Par conséquent, il convient d’infirmer le jugement entrepris de ce chef.
*Sur les demandes accessoires
Le notaire en sa qualité de professionnel étant responsable de la nullité de l’acte sous seing privé, il doit supporter les dépens de première instance et d’appel, conformément à l’article 696 du code de procédure civile.
Les circonstance de l’espèce commandent de condamner Maître [R] à payer à Monsieur [D] et à Monsieur [N], à chacun la somme de 3.500 euros à titre d’indemnité pour frais irrépétibles et de rejeter les demandes en paiement sur ce même fondement.

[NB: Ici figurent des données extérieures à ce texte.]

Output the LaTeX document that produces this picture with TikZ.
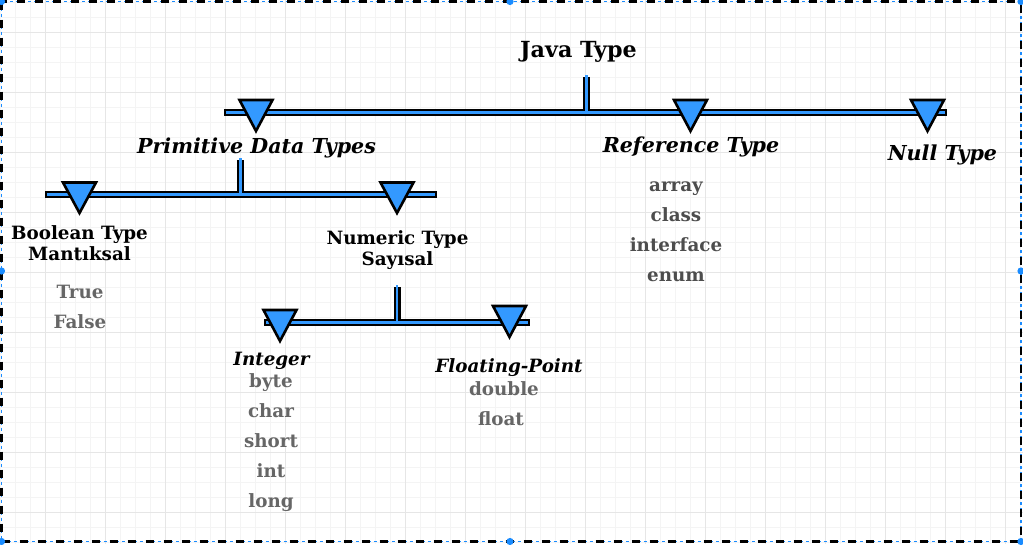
\documentclass[tikz,border=0pt]{standalone}
\usepackage{fontspec}
\setmainfont{DejaVu Serif}
\definecolor{tblue}{HTML}{3399FF}
\definecolor{gminor}{HTML}{F4F4F4}
\definecolor{gmajor}{HTML}{E6E6E6}
\definecolor{itemA}{HTML}{666666}
\definecolor{itemB}{HTML}{4D4D4D}
\definecolor{selblue}{HTML}{1A8CFF}
\tikzset{
  head/.style={anchor=base, font=\fontsize{22.2}{26}\selectfont\bfseries},
  cathead/.style={anchor=base, font=\fontsize{20.6}{24}\selectfont\bfseries\itshape},
  subhead/.style={anchor=base, font=\fontsize{18.3}{22}\selectfont\bfseries},
  subit/.style={anchor=base, font=\fontsize{18.3}{22}\selectfont\bfseries\itshape},
  itemgray/.style={anchor=base, font=\fontsize{18.3}{22}\selectfont\bfseries, text=itemA},
  itemdark/.style={anchor=base, font=\fontsize{18.3}{22}\selectfont\bfseries, text=itemB},
  barout/.style={line width=7pt, draw=black},
  barin/.style={line width=2.6pt, draw=tblue},
  tri/.style={fill=tblue, draw=black, line width=2.6pt, line join=miter},
  handle/.style={fill=selblue, draw=none}
}
\newcommand{\mytri}[3]{% x, top y, apex y
  \draw[tri] (#1-16.5,#2) -- (#1+16.5,#2) -- (#1,#3) -- cycle;}
\begin{document}
\begin{tikzpicture}[x=1pt,y=-1pt]
\useasboundingbox (0,0) rectangle (1023,544);
\fill[white] (0,0) rectangle (1023,544);
% grid
\foreach \x in {0,15,...,1020} \draw[gminor, line width=0.8pt] (\x,0) -- (\x,544);
\foreach \y in {2,17,...,542} \draw[gminor, line width=0.8pt] (0,\y) -- (1023,\y);
\foreach \x in {45,105,...,1005} \draw[gmajor, line width=0.8pt] (\x,0) -- (\x,544);
\foreach \y in {32,92,...,512} \draw[gmajor, line width=0.8pt] (0,\y) -- (1023,\y);
% coordinates
\coordinate (b1l) at (224,112.5); \coordinate (b1r) at (947,112.5);
\coordinate (b1s) at (586.5,112.5); \coordinate (b1t) at (586.5,77);
\coordinate (b2l) at (45,194.5); \coordinate (b2r) at (437,194.5);
\coordinate (b2s) at (240.5,194.5); \coordinate (b2t) at (240.5,160);
\coordinate (b3l) at (264,322.5); \coordinate (b3r) at (530,322.5);
\coordinate (b3s) at (397,322.5); \coordinate (b3t) at (397,287);
% bars (outline then fill)
\draw[barout] (b1l) -- (b1r); \draw[barout] (b1s) -- (b1t);
\draw[barout] (b2l) -- (b2r); \draw[barout] (b2s) -- (b2t);
\draw[barout] (b3l) -- (b3r); \draw[barout] (b3s) -- (b3t);
\draw[barin] ([xshift=2.2pt]b1l) -- ([xshift=-2.2pt]b1r); \draw[barin] (b1s) -- ([yshift=2.2pt]b1t);
\draw[barin] ([xshift=2.2pt]b2l) -- ([xshift=-2.2pt]b2r); \draw[barin] (b2s) -- ([yshift=2.2pt]b2t);
\draw[barin] ([xshift=2.2pt]b3l) -- ([xshift=-2.2pt]b3r); \draw[barin] (b3s) -- ([yshift=2.2pt]b3t);
% triangles
\mytri{256}{100}{131}
\mytri{690.5}{100}{131}
\mytri{927.5}{100}{131}
\mytri{79.5}{182.5}{213}
\mytri{397}{182.5}{213}
\mytri{280}{310}{341}
\mytri{509.5}{306}{337}
% texts
\node[head] (java) at (578.5,57) {Java Type};
\node[cathead] (prim) at (256.5,153.5) {Primitive Data Types};
\node[cathead] (ref) at (691,152.5) {Reference Type};
\node[cathead] (null) at (942.5,160) {Null Type};
\node[subhead] (bool) at (79.5,239.5) {Boolean Type};
\node[subhead] (boolb) at (79.5,260.5) {Mantıksal};
\node[subhead] (num) at (397.5,244) {Numeric Type};
\node[subhead] (numb) at (397.5,265) {Sayısal};
\node[itemgray] (true) at (80,298) {True};
\node[itemgray] (false) at (80,328) {False};
\node[subit] (int) at (271.5,365) {Integer};
\node[itemgray] (byte) at (271,387) {byte};
\node[itemgray] (char) at (271,417) {char};
\node[itemgray] (short) at (271,447) {short};
\node[itemgray] (intt) at (271,477) {int};
\node[itemgray] (long) at (271,507) {long};
\node[subit] (float) at (509,372.5) {Floating-Point};
\node[itemgray] (dbl) at (504,395) {double};
\node[itemgray] (flt) at (501,425) {float};
\node[itemdark] (arr) at (676,191.5) {array};
\node[itemdark] (cls) at (676,221) {class};
\node[itemdark] (ifc) at (676,251) {interface};
\node[itemdark] (enm) at (676,281) {enum};
% selection border
\draw[selblue, line width=1.5pt, dash pattern=on 3pt off 3pt] (1.5,1.5) rectangle (1021,541.5);
\draw[black, line width=2.6pt, dash pattern=on 8pt off 10pt] (1.5,1.5) rectangle (1021,541.5);
% handles
\foreach \p in {(1.5,1.5),(510,1.5),(1021,1.5),(1021,271),(1021,541.5),(510,541.5),(1.5,541.5),(1.5,271)}
  \fill[handle] \p circle (3.6pt);
\end{tikzpicture}
\end{document}
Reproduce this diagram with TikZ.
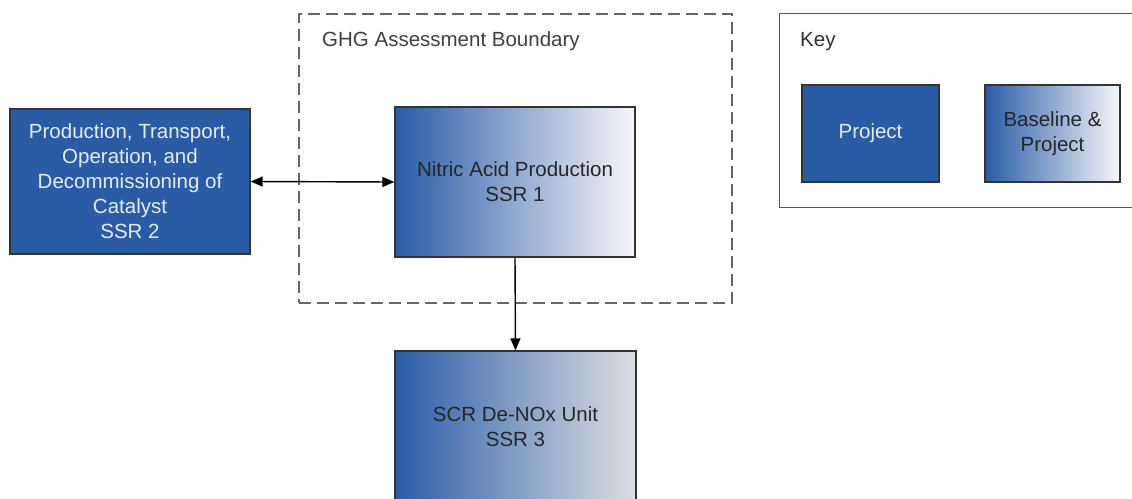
\documentclass[tikz,border=0pt]{standalone}
\usepackage{fontspec}
\setmainfont{Liberation Sans}
\usetikzlibrary{arrows.meta}
\definecolor{pblue}{HTML}{2A5CA6}
\definecolor{ptext}{HTML}{E6ECF4}
\definecolor{bord}{HTML}{333333}
\definecolor{dashg}{HTML}{666666}
\definecolor{pale}{HTML}{F6F7FA}
\definecolor{paleg}{HTML}{DCDFE4}
\tikzset{
  x=1pt, y=-1pt,
  every node/.style={font=\fontsize{20.5}{25}\selectfont, align=center, inner sep=0pt},
  projbox/.style={draw=bord, line width=1.3pt, fill=pblue, text=ptext},
  bothbox/.style={draw=bord, line width=1.3pt, shading=axis, shading angle=90, left color=pblue, right color=pale, text=black!85},
  tip/.style={Triangle[length=12pt,width=10pt]},
  conn/.style={line width=1.4pt, black, {Triangle[length=12pt,width=10pt]}-{Triangle[length=12pt,width=10pt]}},
  conn1/.style={line width=1.4pt, black, -{Triangle[length=12pt,width=10pt]}},
  boundary/.style={draw=dashg, line width=2pt, dash pattern=on 12pt off 6pt},
  keyframe/.style={draw=black!65, line width=1.3pt},
}
\begin{document}
\begin{tikzpicture}
\useasboundingbox (0,0) rectangle (1132,498);
\clip (0,0) rectangle (1132,498);
\fill[white] (0,0) rectangle (1132,498);

% GHG boundary
\node[boundary, minimum width=433pt, minimum height=289pt, anchor=north west] (bnd) at (298,13) {};
\node[anchor=west, text=black!75] (bndlbl) at (322,41) {GHG Assessment Boundary};

% Key
\node[keyframe, minimum width=380pt, minimum height=194pt, anchor=north west] (key) at (779,13) {};
\node[anchor=west, text=black!80] (keylbl) at (800,42) {Key};
\node[projbox, minimum width=137pt, minimum height=97pt] (kproj) at (870.5,133.5) {Project};
\node[bothbox, minimum width=135pt, minimum height=97pt] (kboth) at (1052.5,133.5) {Baseline \&\\Project};

% Main boxes
\node[projbox, minimum width=240pt, minimum height=145pt] (ssr2) at (130,181.5)
  {Production, Transport,\\Operation, and\\Decommissioning of\\Catalyst\\SSR 2};
\node[bothbox, minimum width=240pt, minimum height=150pt] (ssr1) at (515,182)
  {Nitric Acid Production\\SSR 1};
\node[bothbox, right color=paleg, minimum width=241pt, minimum height=151pt] (ssr3) at (515.5,426.5)
  {SCR De-NOx Unit\\SSR 3};

% Connectors
\draw[conn] (ssr2.east) -- (ssr1.west);
\draw[conn1] (ssr1.south) -- (ssr3.north);
\end{tikzpicture}
\end{document}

Par conséquent, il convient d’infirmer le jugement déféré de ces chefs.
PAR CES MOTIFS
La cour statuant publiquement et contradictoirement,
Infirme le jugement rendu par le tribunal judiciaire de Charleville-Mézières le 26 novembre 2021, sauf en ce qu’il a’:
– débouté Monsieur [X] [D] de sa demande en paiement de dommages et intérêts au titre du préjudice moral formée à l’encontre de Monsieur [H] [N]
– débouté Monsieur [X] [D] de sa demande en paiement de dommages et intérêts formée à l’encontre du notaire Maître [U] [R],
Et statuant à nouveau,
Juge que l’acte sous seing privé rédigé par Maître [U] [R] le 27 novembre 2014 est soumis à la loi algérienne.
Prononce la nullité de l’acte sous seing privé rédigé par Maître [U] [R] le 27 novembre 2014.
Condamne Monsieur [H] [N] à restituer à Monsieur [X] [D] la somme de 70.000 euros avec intérêts au taux légal à compter du 13 juin 2017 et ordonne la capitalisation des intérêts dus pour une années entière.
Déboute Monsieur [X] [D] de sa demande dirigée à l’encontre de Maître [U] [R] aux fins de garantie des sommes mises à la charge de Monsieur [H] [N].
Condamne Maître [U] [R] à payer à Monsieur [H] [N] la somme de 10.000 euros à titre de dommages et intérêts.
Condamne Maître [U] [R] à payer à Monsieur [H] [N] la somme de 3.500 euros à titre d’indemnité pour frais irrépétibles.
Condamne Maître [U] [R] à payer à Monsieur [X] [D] la somme de 3.500 euros à titre d’indemnité pour frais irrépétibles.
Rejette les demandes des autres parties sur ce même fondement.
Condamne Maître [U] [R] aux dépens de première instance et d’appel et fait application des dispositions de l’article 699 du code de procédure civile.